Internal categories and enriched categories can both be realised as monads in certain bicategories. If $\mathcal E$ is a category with pullbacks, then a monad in $\mathbf{Span}(\mathcal E)$ is a category internal to $\mathcal E$. If $\mathcal W$ is a locally cocomplete bicategory, then a monad in $\mathcal W\text{-}\mathbf{Mat}$ is a category enriched in $\mathcal W$. §2 of Cruttwell–Shulman's A unified framework for generalized multicategories contains a nice introduction to these ideas.
It is known that $\mathcal E \to \mathbf{Span}(\mathcal E)$ has a universal property, given by adjoining right adjoints to morphisms in $\mathcal E$ subject to a Beck–Chevalley condition.
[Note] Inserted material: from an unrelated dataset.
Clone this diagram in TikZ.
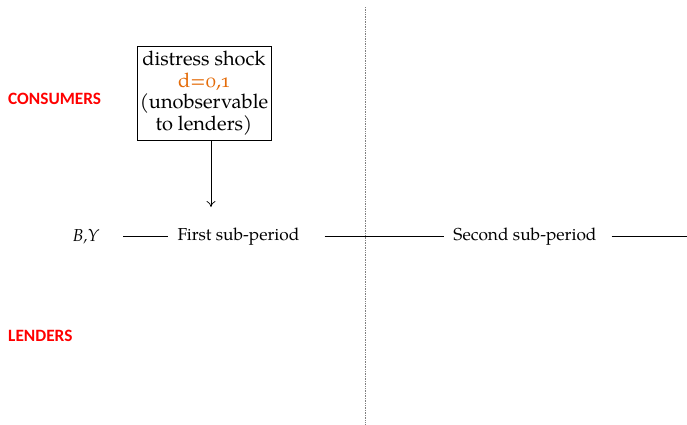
\documentclass[tikz,border=0pt]{standalone}
\usepackage{fontspec}
\newfontfamily\labelfont{Carlito}
\newfontfamily\palfont{texgyrepagella}[Extension=.otf,UprightFont=*-regular,
  ItalicFont=*-italic,BoldFont=*-bold]
\newfontfamily\palosf{texgyrepagella}[Extension=.otf,UprightFont=*-regular,Numbers=OldStyle]
\usetikzlibrary{calc,arrows.meta}
\definecolor{grpred}{RGB}{255,0,0}
\definecolor{shockorange}{RGB}{228,108,10}

\tikzset{
  txt/.style={font=\palfont\fontsize{17.3}{21}\selectfont,inner sep=0pt},
  shockbox/.style={draw,line width=.6pt,inner xsep=3pt,inner ysep=5pt,align=center,
    font=\palfont\fontsize{20}{21.5}\selectfont},
  grp/.style={font=\labelfont\bfseries\fontsize{17.3}{20}\selectfont,text=grpred,anchor=west,inner sep=0pt},
  period/.style={line width=.6pt}
}

\begin{document}
\begin{tikzpicture}[x=1pt,y=-1pt]
  \useasboundingbox (0,0) rectangle (687,424);
  % the two periods are separated by a dotted line
  \draw[densely dotted,gray,line width=.7pt] (365,7)--(365,424);
  \node[grp] (cons) at (8,99) {CONSUMERS};
  \node[grp] (lend) at (8,336) {LENDERS};
  % shock box
  \node[shockbox] (shock) at (204,93)
    {distress shock\\ \textcolor{shockorange}{\palosf d=0,1}\\ (unobservable\\ to lenders)};
  % time line
  \node[txt] (by) at (86,237) {\itshape B,Y};
  \node[txt] (first) at (238.5,237) {First sub-period};
  \node[txt] (second) at (525,237) {Second sub-period};
  \coordinate (end) at (687,236);
  \coordinate (hit) at (211,207);
  \draw[period,shorten <=24pt,shorten >=9pt] (by.east|-end)--(first.west|-end);
  \draw[period,shorten <=25pt,shorten >=9pt] (first.east|-end)--(second.west|-end);
  \draw[period,shorten <=15pt] (second.east|-end)--(end);
  \draw[-{To[length=6pt,width=9pt]},line width=.7pt] (shock.south-|hit)--(hit);
\end{tikzpicture}
\end{document}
Assume for now that $\mathcal W$ is small. There is an identity-on-objects pseudofunctor $\mathbf{Set}/\mathbf{ob}(\mathcal W) \to \mathcal W\text{-}\mathbf{Mat}$ such that every morphism in the domain has a right adjoint in the codomain (see §1 of Betti–Carboni–Street–Walter's Variation through enrichment, for instance). It therefore seems reasonable to expect that $\mathcal W\text{-}\mathbf{Mat}$ has a universal property analogous to that of $\mathbf{Span}(\mathcal E)$, but for which the Beck–Chevalley condition is replaced by a some other suitable condition.
Does $\mathcal W\text{-}\mathbf{Mat}$ have such a universal property?
In Remark 15.21 of Garner–Shulman's Enriched categories as a free cocompletion, they give a universal property of $\mathcal W\text{-}\mathbf{Mat}$ as a cocompletion of $\mathcal W$ under small $\mathbf{Coprod}$-enriched coproducts, which may be a starting point.